_EXERCISE TASK_.
Retype nothing but the lines from the start of the material up to and including the line with "from matplotlib.colors import". Pictures don't belong in the copy.

_SUPPLIED INFORMATION_.
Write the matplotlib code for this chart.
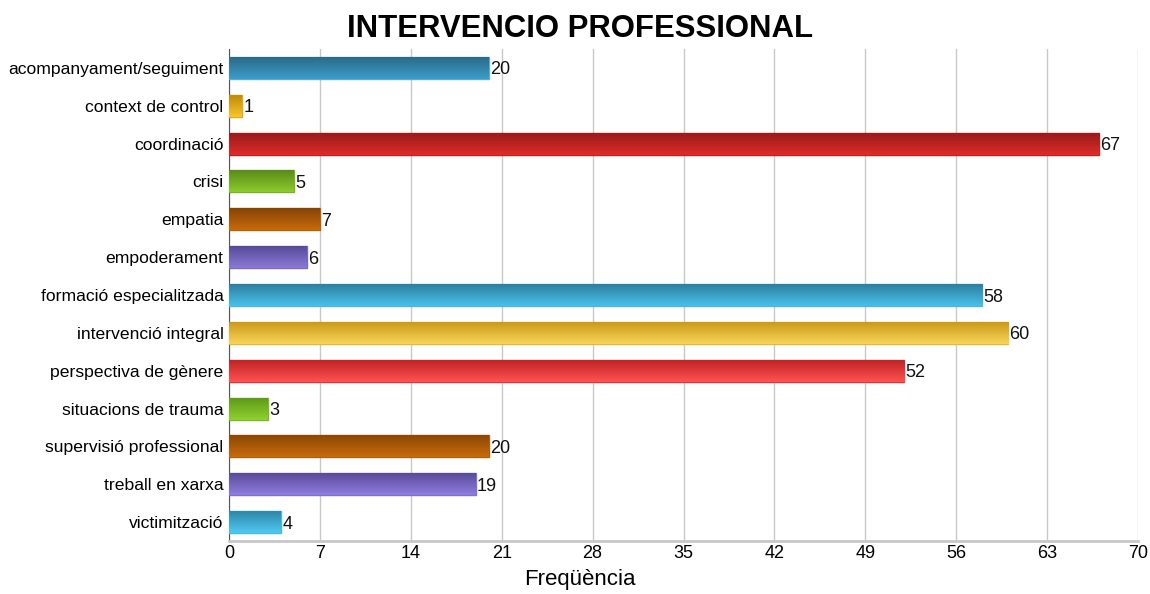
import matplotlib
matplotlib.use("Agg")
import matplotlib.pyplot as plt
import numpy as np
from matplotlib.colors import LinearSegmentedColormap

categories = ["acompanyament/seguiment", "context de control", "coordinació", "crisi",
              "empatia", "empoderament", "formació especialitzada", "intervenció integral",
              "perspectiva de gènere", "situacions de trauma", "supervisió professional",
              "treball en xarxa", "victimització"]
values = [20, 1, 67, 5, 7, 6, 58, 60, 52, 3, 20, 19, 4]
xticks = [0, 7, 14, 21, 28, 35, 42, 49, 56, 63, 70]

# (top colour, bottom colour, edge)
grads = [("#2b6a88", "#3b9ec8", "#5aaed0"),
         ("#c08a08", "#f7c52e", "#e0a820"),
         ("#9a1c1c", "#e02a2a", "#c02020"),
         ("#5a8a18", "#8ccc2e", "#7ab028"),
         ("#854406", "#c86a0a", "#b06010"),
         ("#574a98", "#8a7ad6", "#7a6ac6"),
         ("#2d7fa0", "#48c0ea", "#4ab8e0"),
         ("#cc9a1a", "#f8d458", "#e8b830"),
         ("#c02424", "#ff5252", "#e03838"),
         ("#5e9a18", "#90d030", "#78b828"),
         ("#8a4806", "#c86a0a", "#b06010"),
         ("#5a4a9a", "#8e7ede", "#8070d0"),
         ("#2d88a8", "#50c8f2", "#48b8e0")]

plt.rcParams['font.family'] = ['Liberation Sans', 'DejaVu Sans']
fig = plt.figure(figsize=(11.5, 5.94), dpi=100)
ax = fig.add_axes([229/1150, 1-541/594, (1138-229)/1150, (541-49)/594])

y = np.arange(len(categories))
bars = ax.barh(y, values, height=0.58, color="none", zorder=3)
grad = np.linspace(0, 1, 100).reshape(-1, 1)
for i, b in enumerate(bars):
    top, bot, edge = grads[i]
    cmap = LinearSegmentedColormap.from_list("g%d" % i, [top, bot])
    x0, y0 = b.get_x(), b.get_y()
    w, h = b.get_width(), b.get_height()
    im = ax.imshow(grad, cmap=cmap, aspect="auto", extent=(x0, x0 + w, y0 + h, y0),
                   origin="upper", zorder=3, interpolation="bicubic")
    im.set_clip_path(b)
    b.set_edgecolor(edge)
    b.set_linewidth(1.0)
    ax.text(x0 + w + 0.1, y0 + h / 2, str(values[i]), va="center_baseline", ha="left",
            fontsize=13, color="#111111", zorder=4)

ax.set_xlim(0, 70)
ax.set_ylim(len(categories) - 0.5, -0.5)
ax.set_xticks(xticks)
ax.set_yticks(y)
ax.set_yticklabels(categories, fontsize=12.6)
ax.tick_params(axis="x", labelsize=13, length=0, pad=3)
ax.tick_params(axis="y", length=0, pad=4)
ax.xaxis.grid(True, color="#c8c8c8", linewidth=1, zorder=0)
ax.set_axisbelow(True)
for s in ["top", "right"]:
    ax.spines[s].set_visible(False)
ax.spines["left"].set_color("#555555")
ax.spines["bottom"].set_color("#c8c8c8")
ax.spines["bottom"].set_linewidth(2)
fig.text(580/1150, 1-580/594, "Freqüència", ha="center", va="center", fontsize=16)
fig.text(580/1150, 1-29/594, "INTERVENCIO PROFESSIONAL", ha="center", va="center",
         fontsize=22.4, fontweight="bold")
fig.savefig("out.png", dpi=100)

_RESULT OF THIS TASK_.
Write the matplotlib code for this chart.
import matplotlib
matplotlib.use("Agg")
import matplotlib.pyplot as plt
import numpy as np
from matplotlib.colors import LinearSegmentedColormap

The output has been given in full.